Transcribed below. The typewriter is a Royal Quiet De Luxe with Elite type and a purple ribbon.
We’ve tried several different kinds of verse common in English poetry, but so far we have not found one that seems to fit the delicate mood of traditional haiku. Couplets, either in pentameter or in tetrameter, seem more suitable for delivering a zinger than for observing the falling petal of a cherry blossom. Limericks remind us too much of Old Men of Moldavia and Young Ladies of Bute. Common Meter threatened to bring choirs of Methodists down on our heads.
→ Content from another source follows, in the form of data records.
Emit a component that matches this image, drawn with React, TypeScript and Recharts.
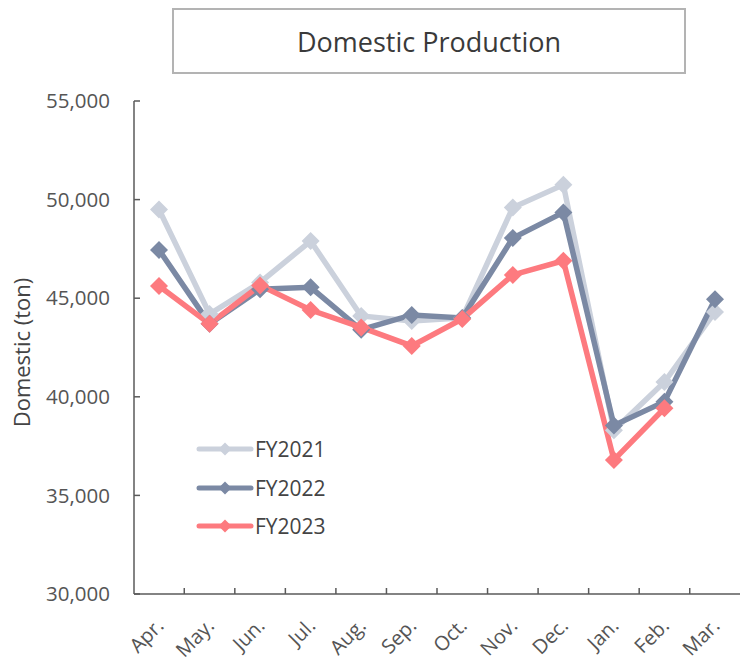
import React from "react";
import { LineChart, Line, XAxis, YAxis } from "recharts";

const MONTHS = ["Apr.", "May.", "Jun.", "Jul.", "Aug.", "Sep.", "Oct.", "Nov.", "Dec.", "Jan.", "Feb.", "Mar."];
const FY2021 = [49500, 44200, 45800, 47900, 44100, 43850, 44000, 49600, 50750, 38300, 40750, 44300];
const FY2022 = [47450, 43700, 45450, 45550, 43400, 44150, 44000, 48050, 49350, 38550, 39750, 44950];
const FY2023 = [45620, 43700, 45650, 44400, 43520, 42580, 43950, 46180, 46900, 36800, 39420, null];
const Y_TICKS = [30000, 35000, 40000, 45000, 50000, 55000];

const SERIES = [
  { key: "FY2021", color: "#cbd1dc", values: FY2021 },
  { key: "FY2022", color: "#7b89a4", values: FY2022 },
  { key: "FY2023", color: "#fd7a7f", values: FY2023 },
];

const FONT = "'Open Sans', 'Noto Sans', sans-serif";
const AXIS_COLOR = "#5a5a5a";
const TEXT_COLOR = "#555555";

// plot area: y axis at x=134, right edge at 740; half a category either side
const PLOT_W = 606;
const PAD = 25;
const HALF_STEP = (PLOT_W - 2 * PAD) / (MONTHS.length - 1) / 2;

const data = MONTHS.map((m, i) => ({
  month: m,
  FY2021: FY2021[i],
  FY2022: FY2022[i],
  FY2023: FY2023[i],
}));

const diamond = (color: string) => (props: any) => {
  const { cx, cy, index } = props;
  if (cx == null || cy == null || props.value == null) return <g key={index} />;
  const r = 9;
  return (
    <polygon
      key={index}
      points={`${cx},${cy - r} ${cx + r},${cy} ${cx},${cy + r} ${cx - r},${cy}`}
      fill={color}
    />
  );
};

const MonthTick = (props: any) => {
  const { x, y, payload, index } = props;
  const tx = x + 6;
  const ty = y + 33;
  return (
    <g>
      {index < MONTHS.length - 1 && (
        <line
          x1={x + HALF_STEP}
          x2={x + HALF_STEP}
          y1={y}
          y2={y - 6}
          stroke={AXIS_COLOR}
          strokeWidth={1.5}
        />
      )}
      <text
        x={tx}
        y={ty}
        textAnchor="end"
        fill={TEXT_COLOR}
        fontSize={20}
        fontFamily={FONT}
        transform={`rotate(-45, ${tx}, ${ty})`}
      >
        {payload.value}
      </text>
    </g>
  );
};

const LegendBox = () => (
  <div style={{ fontFamily: FONT, fontSize: 21, color: "#444" }}>
    {SERIES.map((s) => (
      <div key={s.key} style={{ display: "flex", alignItems: "center", height: 38.5 }}>
        <svg width={58} height={16} style={{ marginRight: 1 }}>
          <line x1={3} x2={55} y1={8} y2={8} stroke={s.color} strokeWidth={5} strokeLinecap="round" />
          <polygon points="29,1.5 35.5,8 29,14.5 22.5,8" fill={s.color} />
        </svg>
        <span>{s.key}</span>
      </div>
    ))}
  </div>
);

export default function App() {
  return (
    <div style={{ position: "absolute", left: 0, top: 0, width: 741, height: 660, background: "#fff" }}>
      <div
        style={{
          position: "absolute",
          left: 172,
          top: 8,
          width: 510,
          height: 62,
          border: "2px solid #b3b3b3",
          display: "flex",
          alignItems: "center",
          justifyContent: "center",
          fontFamily: FONT,
          fontSize: 27,
          color: "#3a3a3a",
          zIndex: 2,
        }}
      >
        Domestic Production
      </div>
      <div style={{ position: "absolute", left: 196, top: 430, zIndex: 2 }}>
        <LegendBox />
      </div>
      <LineChart width={741} height={660} data={data} margin={{ top: 101, right: 1, left: 0, bottom: 0 }}>
        <XAxis
          dataKey="month"
          height={66}
          padding={{ left: PAD, right: PAD }}
          tickSize={0}
          tickMargin={0}
          tick={<MonthTick />}
          interval={0}
          axisLine={{ stroke: AXIS_COLOR, strokeWidth: 1.5 }}
          tickLine={false}
        />
        <YAxis
          width={134}
          domain={[30000, 55000]}
          ticks={Y_TICKS}
          interval={0}
          tickSize={-6}
          tickMargin={30}
          tickFormatter={(v: number) => v.toLocaleString("en-US")}
          tick={{ fill: TEXT_COLOR, fontSize: 20.5, fontFamily: FONT }}
          axisLine={{ stroke: AXIS_COLOR, strokeWidth: 1.5 }}
          tickLine={{ stroke: AXIS_COLOR, strokeWidth: 1.5 }}
          label={{
            value: "Domestic (ton)",
            angle: -90,
            position: "center",
            dx: -45,
            dy: 5,
            style: { fill: "#444", fontSize: 22, fontFamily: FONT },
          }}
        />
        {SERIES.map((s) => (
          <Line
            key={s.key}
            dataKey={s.key}
            stroke={s.color}
            strokeWidth={5.5}
            dot={diamond(s.color)}
            activeDot={false}
            isAnimationActive={false}
            connectNulls={false}
          />
        ))}
      </LineChart>
    </div>
  );
}
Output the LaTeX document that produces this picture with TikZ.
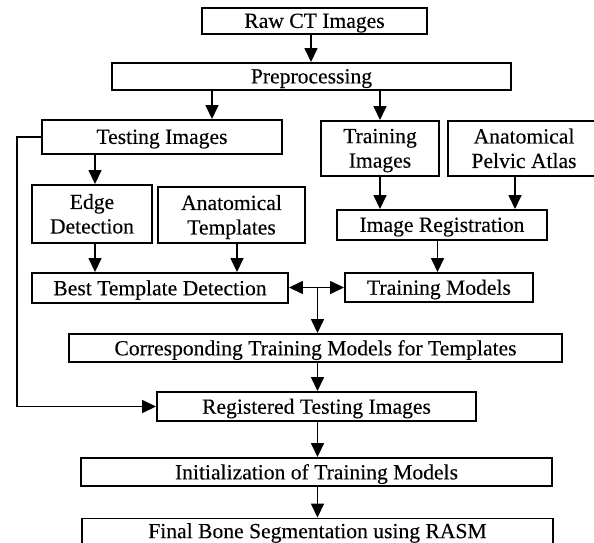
\documentclass[tikz,border=0pt]{standalone}
\usepackage{fontspec}
\setmainfont{Liberation Serif}[FakeBold=0.2]
\usetikzlibrary{arrows.meta}
\begin{document}
\begin{tikzpicture}[x=1pt,y=-1pt,
  box/.style={draw,line width=1.9pt,rectangle,inner sep=0pt,align=center,
    text depth=0.5pt,font=\fontsize{21.6}{24.5}\selectfont},
  tip/.tip={Triangle[length=14pt,width=13pt]},
  arr/.style={line width=1.5pt,-tip},
  barr/.style={line width=1.5pt,tip-tip}]
\useasboundingbox (0,0) rectangle (594,543);
% boxes (centre, width x height)
\node[box,minimum width=225pt,minimum height=26pt] (raw) at (314.5,21) {Raw CT Images};
\node[box,minimum width=399pt,minimum height=27pt] (pre) at (311.5,76.5) {Preprocessing};
\node[box,minimum width=240pt,minimum height=34pt] (test) at (162,137) {Testing Images};
\node[box,minimum width=118pt,minimum height=55pt] (train) at (380,148.5) {Training\\Images};
\node[box,minimum width=152pt,minimum height=55pt] (atlas) at (524,148.5) {Anatomical\\Pelvic Atlas};
\node[box,minimum width=120pt,minimum height=58pt] (edge) at (92,214) {Edge\\Detection};
\node[box,minimum width=147pt,minimum height=56pt] (templ) at (231.5,215) {Anatomical\\Templates};
\node[box,minimum width=210pt,minimum height=30pt] (imreg) at (442,225) {Image Registration};
\node[box,minimum width=256pt,minimum height=30pt] (best) at (160,288) {Best Template Detection};
\node[box,minimum width=188pt,minimum height=29pt] (models) at (439,287.5) {Training Models};
\node[box,minimum width=493pt,minimum height=28pt] (corr) at (315.5,348) {Corresponding Training Models for Templates};
\node[box,minimum width=319pt,minimum height=29pt] (regtest) at (316.5,406.5) {Registered Testing Images};
\node[box,minimum width=471pt,minimum height=28pt] (init) at (316.5,472) {Initialization of Training Models};
\node[box,text depth=,minimum width=471pt,minimum height=29pt] (final) at (317.5,533) {Final Bone Segmentation using RASM};
% connectors
\draw[arr] (311,0 |- raw.south) -- (311,0 |- pre.north);
\draw[arr] (212,0 |- pre.south) -- (212,0 |- test.north);
\draw[arr] (380,0 |- pre.south) -- (380,0 |- train.north);
\draw[arr] (95,0 |- test.south) -- (95,0 |- edge.north);
\draw[arr] (95,0 |- edge.south) -- (95,0 |- best.north);
\draw[arr] (237,0 |- templ.south) -- (237,0 |- best.north);
\draw[arr] (380,0 |- train.south) -- (380,0 |- imreg.north);
\draw[arr] (515,0 |- atlas.south) -- (515,0 |- imreg.north);
\draw[arr] (437.5,0 |- imreg.south) -- (437.5,0 |- models.north);
\coordinate (mid) at (317.5,287.5);
\draw[barr] (best.east |- mid) -- (models.west |- mid);
\draw[arr] (mid) -- (mid |- corr.north);
\draw[arr] (317.5,0 |- corr.south) -- (317.5,0 |- regtest.north);
\draw[arr] (317.5,0 |- regtest.south) -- (317.5,0 |- init.north);
\draw[arr] (317.5,0 |- init.south) -- (317.5,0 |- final.north);
\coordinate (lt) at (17,137);
\coordinate (lb) at (17,406.5);
\draw[arr] (test.west) -- (lt) -- (lb) -- (regtest.west);
\end{tikzpicture}
\end{document}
We have by no means exhausted all the possibilities, even in the traditional haiku form. For example, “Belfry Bat” suggested, “Maybe we need more dactyls.” That might liven up our orthodox haiku:
Look at the blossoms
falling from branches above you.
Ain’t it a pity?
Obviously the lines are too short to get a good train of dactyls going, unless we consider the whole poem as a unit. Here, for example, is a haiku by Longfellow:
This is the forest
primeval. The murmuring
pines and the hemlocks
[Note: The typewritten text above divided the lines incorrectly. The division here is correct.]
Remarkably, Longfellow constructed a whole epic poem from haikus, but he disguised them by setting each one on a single line, so that his stunning achievement was not revealed until much later. It was not revealed, to be precise, until February 12, 2023. Dr. Boli promised his friend Mr. Longfellow not to say anything about it before then.
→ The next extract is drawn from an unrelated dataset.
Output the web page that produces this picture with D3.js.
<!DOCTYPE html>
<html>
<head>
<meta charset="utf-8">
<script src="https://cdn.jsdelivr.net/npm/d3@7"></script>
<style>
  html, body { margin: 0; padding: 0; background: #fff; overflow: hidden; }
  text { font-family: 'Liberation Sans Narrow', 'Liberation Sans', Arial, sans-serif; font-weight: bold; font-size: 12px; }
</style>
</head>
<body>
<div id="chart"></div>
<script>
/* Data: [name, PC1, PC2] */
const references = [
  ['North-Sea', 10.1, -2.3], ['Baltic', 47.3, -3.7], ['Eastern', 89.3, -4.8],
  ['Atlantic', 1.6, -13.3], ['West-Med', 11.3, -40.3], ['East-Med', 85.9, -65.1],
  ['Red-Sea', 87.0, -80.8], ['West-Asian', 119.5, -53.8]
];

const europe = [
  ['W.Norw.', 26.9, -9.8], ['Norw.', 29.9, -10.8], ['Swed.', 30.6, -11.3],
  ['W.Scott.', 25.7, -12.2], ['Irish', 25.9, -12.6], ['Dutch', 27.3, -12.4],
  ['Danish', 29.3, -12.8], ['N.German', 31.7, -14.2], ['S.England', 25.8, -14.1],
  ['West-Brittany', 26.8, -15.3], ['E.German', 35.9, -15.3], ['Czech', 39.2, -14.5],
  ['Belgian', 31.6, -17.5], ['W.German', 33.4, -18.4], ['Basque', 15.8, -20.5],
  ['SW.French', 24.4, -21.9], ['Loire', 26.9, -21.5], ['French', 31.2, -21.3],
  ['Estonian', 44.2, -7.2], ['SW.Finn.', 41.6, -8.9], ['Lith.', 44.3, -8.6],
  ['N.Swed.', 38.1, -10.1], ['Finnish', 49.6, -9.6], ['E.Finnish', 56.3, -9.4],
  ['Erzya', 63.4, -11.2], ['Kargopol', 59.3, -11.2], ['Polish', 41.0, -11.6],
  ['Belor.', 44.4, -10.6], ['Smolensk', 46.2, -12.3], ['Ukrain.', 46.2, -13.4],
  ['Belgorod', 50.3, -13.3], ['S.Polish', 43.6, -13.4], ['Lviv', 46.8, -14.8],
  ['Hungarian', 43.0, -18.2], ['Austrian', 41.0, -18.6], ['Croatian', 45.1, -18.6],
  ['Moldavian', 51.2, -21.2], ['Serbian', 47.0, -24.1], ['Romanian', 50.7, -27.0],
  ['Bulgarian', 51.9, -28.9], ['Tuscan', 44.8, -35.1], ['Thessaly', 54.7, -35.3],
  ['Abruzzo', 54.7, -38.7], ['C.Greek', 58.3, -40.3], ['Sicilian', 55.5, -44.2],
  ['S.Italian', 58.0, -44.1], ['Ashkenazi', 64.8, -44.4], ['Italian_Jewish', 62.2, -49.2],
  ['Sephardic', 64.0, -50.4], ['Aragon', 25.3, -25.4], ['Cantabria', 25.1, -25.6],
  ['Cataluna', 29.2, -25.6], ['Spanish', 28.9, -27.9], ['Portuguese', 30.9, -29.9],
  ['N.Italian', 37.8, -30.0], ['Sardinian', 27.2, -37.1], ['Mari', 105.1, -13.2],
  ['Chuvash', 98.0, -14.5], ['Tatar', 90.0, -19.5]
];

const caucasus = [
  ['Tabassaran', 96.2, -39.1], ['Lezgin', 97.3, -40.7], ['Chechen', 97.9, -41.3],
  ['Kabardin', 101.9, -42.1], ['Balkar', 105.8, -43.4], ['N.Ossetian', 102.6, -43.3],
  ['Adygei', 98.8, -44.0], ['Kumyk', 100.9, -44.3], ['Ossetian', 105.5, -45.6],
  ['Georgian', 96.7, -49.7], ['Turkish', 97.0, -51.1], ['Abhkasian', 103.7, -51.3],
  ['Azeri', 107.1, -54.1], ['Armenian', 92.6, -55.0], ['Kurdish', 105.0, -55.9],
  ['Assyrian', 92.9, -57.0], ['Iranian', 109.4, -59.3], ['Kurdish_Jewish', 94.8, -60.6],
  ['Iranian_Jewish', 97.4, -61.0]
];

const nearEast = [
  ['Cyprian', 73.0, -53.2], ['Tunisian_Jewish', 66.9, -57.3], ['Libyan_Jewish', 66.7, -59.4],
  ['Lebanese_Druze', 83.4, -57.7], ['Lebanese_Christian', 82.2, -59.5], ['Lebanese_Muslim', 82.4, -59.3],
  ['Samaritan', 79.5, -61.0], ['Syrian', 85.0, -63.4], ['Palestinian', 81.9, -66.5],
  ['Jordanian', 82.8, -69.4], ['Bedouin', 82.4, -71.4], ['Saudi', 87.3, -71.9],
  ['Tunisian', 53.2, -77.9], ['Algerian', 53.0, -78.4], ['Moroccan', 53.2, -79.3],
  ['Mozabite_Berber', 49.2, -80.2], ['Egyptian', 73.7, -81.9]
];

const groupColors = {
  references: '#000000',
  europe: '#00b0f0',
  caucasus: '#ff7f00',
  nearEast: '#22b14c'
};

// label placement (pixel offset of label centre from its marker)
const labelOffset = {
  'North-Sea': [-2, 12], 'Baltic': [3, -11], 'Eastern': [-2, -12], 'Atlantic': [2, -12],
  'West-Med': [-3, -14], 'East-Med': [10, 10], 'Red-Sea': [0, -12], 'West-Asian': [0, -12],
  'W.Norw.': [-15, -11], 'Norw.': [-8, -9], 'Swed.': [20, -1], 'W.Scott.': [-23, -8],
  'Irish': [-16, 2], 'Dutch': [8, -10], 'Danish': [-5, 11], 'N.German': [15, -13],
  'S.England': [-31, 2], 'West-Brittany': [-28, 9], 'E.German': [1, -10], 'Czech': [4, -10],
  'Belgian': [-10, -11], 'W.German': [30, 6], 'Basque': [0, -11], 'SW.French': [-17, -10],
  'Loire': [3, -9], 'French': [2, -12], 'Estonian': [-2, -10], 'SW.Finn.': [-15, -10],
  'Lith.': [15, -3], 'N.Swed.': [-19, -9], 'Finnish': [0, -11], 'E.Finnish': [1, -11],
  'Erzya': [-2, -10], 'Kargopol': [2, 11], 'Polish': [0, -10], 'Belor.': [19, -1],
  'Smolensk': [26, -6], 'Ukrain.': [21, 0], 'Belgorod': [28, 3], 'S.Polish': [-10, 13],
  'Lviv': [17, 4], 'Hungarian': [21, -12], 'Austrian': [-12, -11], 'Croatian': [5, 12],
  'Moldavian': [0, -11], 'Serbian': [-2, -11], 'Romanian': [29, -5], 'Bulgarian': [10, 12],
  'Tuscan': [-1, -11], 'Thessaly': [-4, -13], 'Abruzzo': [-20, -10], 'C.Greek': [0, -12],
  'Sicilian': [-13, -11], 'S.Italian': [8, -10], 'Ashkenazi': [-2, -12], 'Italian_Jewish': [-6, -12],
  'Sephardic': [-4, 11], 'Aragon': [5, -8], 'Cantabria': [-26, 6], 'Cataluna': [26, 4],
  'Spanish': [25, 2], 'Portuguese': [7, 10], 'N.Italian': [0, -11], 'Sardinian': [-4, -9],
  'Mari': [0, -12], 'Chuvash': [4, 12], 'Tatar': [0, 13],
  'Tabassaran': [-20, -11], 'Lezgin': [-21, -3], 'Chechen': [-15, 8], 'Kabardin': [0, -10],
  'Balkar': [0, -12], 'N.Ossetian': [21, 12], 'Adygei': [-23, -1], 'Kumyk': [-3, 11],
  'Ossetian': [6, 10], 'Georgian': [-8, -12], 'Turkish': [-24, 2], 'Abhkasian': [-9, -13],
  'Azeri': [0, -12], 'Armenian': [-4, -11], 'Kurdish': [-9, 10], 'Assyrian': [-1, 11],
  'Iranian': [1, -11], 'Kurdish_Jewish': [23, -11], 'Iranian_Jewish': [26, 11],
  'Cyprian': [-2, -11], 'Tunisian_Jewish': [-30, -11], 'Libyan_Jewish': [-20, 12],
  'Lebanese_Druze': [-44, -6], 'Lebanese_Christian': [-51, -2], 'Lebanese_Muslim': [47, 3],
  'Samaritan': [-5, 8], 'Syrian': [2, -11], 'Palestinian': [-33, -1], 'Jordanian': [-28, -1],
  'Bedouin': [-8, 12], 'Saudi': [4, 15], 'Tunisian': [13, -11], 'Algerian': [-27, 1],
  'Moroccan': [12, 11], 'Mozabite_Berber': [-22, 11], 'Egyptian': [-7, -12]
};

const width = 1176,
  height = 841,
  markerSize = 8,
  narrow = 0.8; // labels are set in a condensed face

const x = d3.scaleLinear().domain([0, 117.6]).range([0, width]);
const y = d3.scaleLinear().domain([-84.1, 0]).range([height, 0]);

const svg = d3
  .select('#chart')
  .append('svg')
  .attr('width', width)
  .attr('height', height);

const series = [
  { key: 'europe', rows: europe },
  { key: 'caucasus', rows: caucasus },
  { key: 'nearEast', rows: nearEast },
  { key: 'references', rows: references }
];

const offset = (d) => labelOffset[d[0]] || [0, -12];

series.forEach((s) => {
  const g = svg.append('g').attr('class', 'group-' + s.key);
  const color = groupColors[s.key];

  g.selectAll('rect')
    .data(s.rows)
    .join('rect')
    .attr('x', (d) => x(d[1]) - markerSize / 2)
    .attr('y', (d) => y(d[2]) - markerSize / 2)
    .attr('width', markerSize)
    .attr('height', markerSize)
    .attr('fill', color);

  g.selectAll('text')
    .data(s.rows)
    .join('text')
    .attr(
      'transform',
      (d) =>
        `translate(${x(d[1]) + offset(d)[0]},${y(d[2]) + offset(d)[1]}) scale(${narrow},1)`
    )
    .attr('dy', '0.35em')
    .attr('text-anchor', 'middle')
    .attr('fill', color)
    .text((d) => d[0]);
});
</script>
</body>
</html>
Most of us, however, will not have the patience to write a whole epic in haiku meter every day in National Haiku Writing Month. We can save that for National Epic Writing Month.
But meanwhile we still have our problem to solve. If we are to have something like haiku in English, what form should it take? We dismiss the idea of free verse, not because free verse is always bad, but because it is usually bad. We dismiss the usual arrangement of 5-7-5 syllables because it bores us and does not sound like poetry. We could keep looking for an off-the-shelf solution among the various traditional forms of English poetry, but perhaps the time has come to invent our own.